▶ **What to produce**
Write out the data below in full, unchanged, minus the images.

▶ **Given information**
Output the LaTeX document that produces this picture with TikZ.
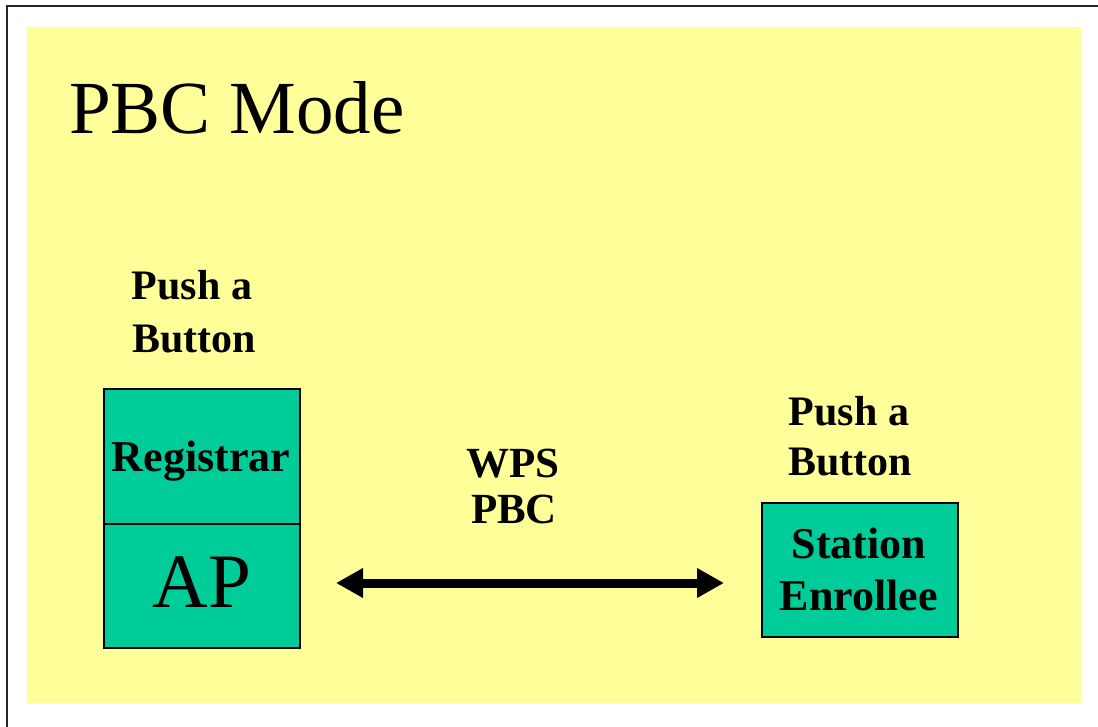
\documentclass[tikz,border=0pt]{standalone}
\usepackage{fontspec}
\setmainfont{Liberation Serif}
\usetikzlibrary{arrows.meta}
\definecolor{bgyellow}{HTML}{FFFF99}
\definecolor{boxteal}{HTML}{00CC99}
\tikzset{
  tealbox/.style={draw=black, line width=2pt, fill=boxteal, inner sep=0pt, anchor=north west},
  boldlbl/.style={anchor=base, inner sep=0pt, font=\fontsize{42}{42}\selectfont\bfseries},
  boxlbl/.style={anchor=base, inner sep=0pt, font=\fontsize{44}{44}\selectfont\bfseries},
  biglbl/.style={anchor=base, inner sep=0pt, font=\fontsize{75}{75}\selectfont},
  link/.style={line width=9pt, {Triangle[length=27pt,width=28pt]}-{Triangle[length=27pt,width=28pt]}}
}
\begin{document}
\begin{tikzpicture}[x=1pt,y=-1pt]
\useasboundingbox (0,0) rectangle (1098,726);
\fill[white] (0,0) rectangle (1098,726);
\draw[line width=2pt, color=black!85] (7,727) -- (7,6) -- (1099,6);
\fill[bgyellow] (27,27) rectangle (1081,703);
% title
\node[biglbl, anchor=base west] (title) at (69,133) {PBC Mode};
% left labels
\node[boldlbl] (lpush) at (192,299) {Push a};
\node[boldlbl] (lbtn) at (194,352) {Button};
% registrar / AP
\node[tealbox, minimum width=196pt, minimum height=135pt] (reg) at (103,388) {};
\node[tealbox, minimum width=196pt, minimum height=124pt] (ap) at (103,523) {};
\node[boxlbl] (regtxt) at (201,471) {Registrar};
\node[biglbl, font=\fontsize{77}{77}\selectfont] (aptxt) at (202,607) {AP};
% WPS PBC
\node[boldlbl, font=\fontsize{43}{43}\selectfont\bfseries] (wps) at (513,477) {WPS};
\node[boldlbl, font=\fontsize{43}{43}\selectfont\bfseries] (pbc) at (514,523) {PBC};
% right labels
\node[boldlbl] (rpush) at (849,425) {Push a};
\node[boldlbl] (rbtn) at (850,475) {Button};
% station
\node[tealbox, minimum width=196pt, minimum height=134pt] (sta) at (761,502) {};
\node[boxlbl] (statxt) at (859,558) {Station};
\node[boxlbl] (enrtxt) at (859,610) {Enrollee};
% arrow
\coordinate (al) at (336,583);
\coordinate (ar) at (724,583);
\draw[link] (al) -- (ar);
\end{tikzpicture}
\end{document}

▶ **Response**
Output the LaTeX document that produces this picture with TikZ.
\documentclass[tikz,border=0pt]{standalone}
\usepackage{fontspec}
\setmainfont{Liberation Serif}
\usetikzlibrary{arrows.meta}
\definecolor{bgyellow}{HTML}{FFFF99}
\definecolor{boxteal}{HTML}{00CC99}
\tikzset{
  tealbox/.style={draw=black, line width=2pt, fill=boxteal, inner sep=0pt, anchor=north west},
  boldlbl/.style={anchor=base, inner sep=0pt, font=\fontsize{42}{42}\selectfont\bfseries},
  boxlbl/.style={anchor=base, inner sep=0pt, font=\fontsize{44}{44}\selectfont\bfseries},
  biglbl/.style={anchor=base, inner sep=0pt, font=\fontsize{75}{75}\selectfont},
  link/.style={line width=9pt, {Triangle[length=27pt,width=28pt]}-{Triangle[length=27pt,width=28pt]}}
}
\begin{document}
\begin{tikzpicture}[x=1pt,y=-1pt]
\useasboundingbox (0,0) rectangle (1098,726);
\fill[white] (0,0) rectangle (1098,726);
\draw[line width=2pt, color=black!85] (7,727) -- (7,6) -- (1099,6);
\fill[bgyellow] (27,27) rectangle (1081,703);
% title
\node[biglbl, anchor=base west] (title) at (69,133) {PBC Mode};
% left labels
\node[boldlbl] (lpush) at (192,299) {Push a};
\node[boldlbl] (lbtn) at (194,352) {Button};
% registrar / AP
\node[tealbox, minimum width=196pt, minimum height=135pt] (reg) at (103,388) {};
\node[tealbox, minimum width=196pt, minimum height=124pt] (ap) at (103,523) {};
\node[boxlbl] (regtxt) at (201,471) {Registrar};
\node[biglbl, font=\fontsize{77}{77}\selectfont] (aptxt) at (202,607) {AP};
% WPS PBC
\node[boldlbl, font=\fontsize{43}{43}\selectfont\bfseries] (wps) at (513,477) {WPS};
\node[boldlbl, font=\fontsize{43}{43}\selectfont\bfseries] (pbc) at (514,523) {PBC};
% right labels
\node[boldlbl] (rpush) at (849,425) {Push a};
\node[boldlbl] (rbtn) at (850,475) {Button};
% station
\node[tealbox, minimum width=196pt, minimum height=134pt] (sta) at (761,502) {};
\node[boxlbl] (statxt) at (859,558) {Station};
\node[boxlbl] (enrtxt) at (859,610) {Enrollee};
% arrow
\coordinate (al) at (336,583);
\coordinate (ar) at (724,583);
\draw[link] (al) -- (ar);
\end{tikzpicture}
\end{document}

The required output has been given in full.